The Federal Reserve Bank of Philadelphia has released its regional report on manufacturing conditions in February. Its Manufacturing Business Outlook Survey showed that the general business conditions improved slightly, albeit still at a slight loss, to -2.8 in February. The reading from January was -3.5.
That was the diffusion index for current activity. Bloomberg was calling for a consensus at -2.5 and the Econoday range was -7.5 to 2.8. Dow Jones (via the Wall Street Journal) also had its consensus estimate at -2.5.
Manufacturing firms were asked about expected changes in prices received for goods and services over the next year. Thursday’s report summary said:
The indicator for general activity remained slightly negative this month, edging up only marginally from its reading in January. Other indicators offered mixed signals: The shipments index remained positive, but new orders and employment indexes remained negative and declined modestly. The survey’s price indexes suggest that both input prices and selling prices fell this month. With respect to the manufacturers’ forecasts, the survey’s future indicators remained overall positive but showed continued weakening.
Weakness in the region’s manufacturing sector continued this month, according to firms responding to the February survey. Indexes suggest continued modest declines in activity and new orders but a continued rise in shipments. Employment indicators suggest slight decreases in overall manufacturing employment this month. Indicators for future conditions remained positive overall but continued to trend downward.
Other key points were noted as follows:
- The index for current new orders remained negative and edged down four points, to -5.3.
- Firms reported an increase in shipments; the shipments index remained positive for the second consecutive month but fell seven points from January.
- Firms reported continued declines in inventories, and the inventories index remained negative.
- Firms’ backlogs of unfilled orders were in decline again this month, and delivery times were shorter, according to the responding firms.
- The survey’s labor market indicators suggest continued weak employment conditions. The employment index decreased three points, from -1.9 to -5.0.
- About 63% of the firms reported no change in employment this month, and the percentage reporting decreases (20%) was slightly larger than the percentage reporting increases (15%).
- The indexes for both prices paid and prices received were negative. Most firms (66%) reported no changes in the prices for their own manufactured products this month. The percentage of firms reporting lower prices (18%) was slightly greater than the percentage reporting higher prices (14%).
- The current prices received index decreased from -2.8 to -4.5 and has recorded eight consecutive negative readings.
- Firms reported, on balance, declines in the prices paid for inputs. The percentage of firms reporting lower input prices (21%) was greater than the percentage of firms reporting higher input prices (19%).
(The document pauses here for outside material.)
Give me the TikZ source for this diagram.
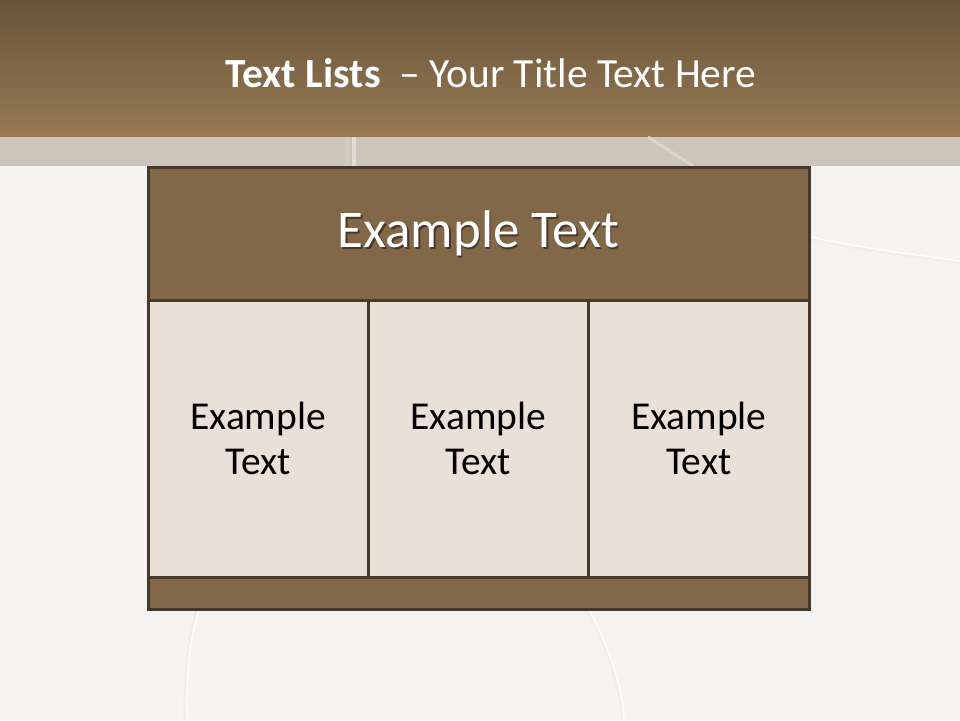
\documentclass[tikz,border=0pt]{standalone}
\usepackage{fontspec}
\setmainfont{Carlito}
\usepackage{tikz}
\usetikzlibrary{positioning,calc}
\definecolor{slidebg}{RGB}{245,243,241}
\definecolor{bartop}{RGB}{104,84,58}
\definecolor{barbottom}{RGB}{151,121,83}
\definecolor{bandgray}{RGB}{205,196,186}
\definecolor{tblbrown}{RGB}{131,103,73}
\definecolor{tblline}{RGB}{70,56,42}
\definecolor{cellbeige}{RGB}{233,225,215}

\begin{document}
\begin{tikzpicture}[x=1pt, y=-1pt,
  hdrbox/.style={rectangle, draw=tblline, line width=3pt, fill=tblbrown,
                 minimum width=661pt, minimum height=133pt, inner sep=0pt,
                 outer sep=0pt, text=white, font=\fontsize{53}{63}\selectfont},
  cellbox/.style={rectangle, draw=tblline, line width=3pt, fill=cellbeige,
                  minimum width=220.33pt, minimum height=277pt, inner sep=0pt,
                  outer sep=0pt, align=center, font=\fontsize{39.5}{45}\selectfont},
  footbox/.style={rectangle, draw=tblline, line width=3pt, fill=tblbrown,
                  minimum width=661pt, minimum height=32pt, inner sep=0pt,
                  outer sep=0pt},
  bgcurve/.style={line width=3pt, black!8, opacity=0.5},
  bglight/.style={line width=1.2pt, white}
]
  \useasboundingbox (0,0) rectangle (960,720);
  \fill[slidebg] (0,0) rectangle (960,720);

  % title bar and gray band
  \shade[top color=bartop, bottom color=barbottom] (0,0) rectangle (960,137);
  \fill[bandgray] (0,137) rectangle (960,166);
  \draw[white!85!bandgray, line width=1pt] (0,166) -- (960,166);

  % faint background curves
  \draw[black!12, line width=5pt, opacity=0.35] (347,137) -- (347,166);
  \draw[white!40!bandgray, line width=4pt] (354,137) -- (354,166);
  \draw[white!30!bandgray, line width=3pt] (648,137) -- (693,166);
  \draw[bgcurve] (810,239) .. controls (860,250) and (910,256) .. (960,263);
  \draw[bglight] (810,237) .. controls (860,248) and (910,254) .. (960,261);
  \draw[bgcurve] (197,610) .. controls (187,640) and (184,680) .. (185,720);
  \draw[bglight] (199,610) .. controls (189,640) and (186,680) .. (187,720);
  \draw[bgcurve] (587,610) .. controls (603,640) and (620,680) .. (622,720);
  \draw[bglight] (589,610) .. controls (605,640) and (622,680) .. (624,720);

  \node[anchor=base, text=white, font=\fontsize{41.5}{50}\selectfont]
        (title) at (491,87) {\textbf{Text Lists}\ \ – Your Title Text Here};

  % table
  \node[hdrbox] (hdr) at (478.5,233.5) {};
  \node[below right=0pt and 0pt of hdr.south west, cellbox] (cella)
        {Example\\Text};
  \node[right=0pt of cella, cellbox] (cellb) {Example\\Text};
  \node[right=0pt of cellb, cellbox] (cellc) {Example\\Text};
  \node[below right=0pt and 0pt of cella.south west, footbox] (foot) {};

  \node[text=black, opacity=0.45, font=\fontsize{53}{63}\selectfont]
        (hdrshadow) at ($(hdr.center)+(1.5,1.5)$) {Example Text};
  \node[text=white, font=\fontsize{53}{63}\selectfont]
        (hdrtext) at (hdr.center) {Example Text};
\end{tikzpicture}
\end{document}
- The prices paid index decreased one point and remained negative for the sixth consecutive month.
- The diffusion index for future general activity fell from a reading of 19.1 in January to 17.3 this month. The index has trended down since last summer and is now at its lowest reading since November 2012.
- The median forecast was for an increase in their own prices of 1.3%, a rate of increase lower than the rate of inflation expected to be faced by the workers they employ regionally (2%) and lower than the rate of inflation expected for the average U.S. consumer (2%).
- Firms expect their own per employee compensation costs (wages plus benefits) to rise by 3% over the next four quarters.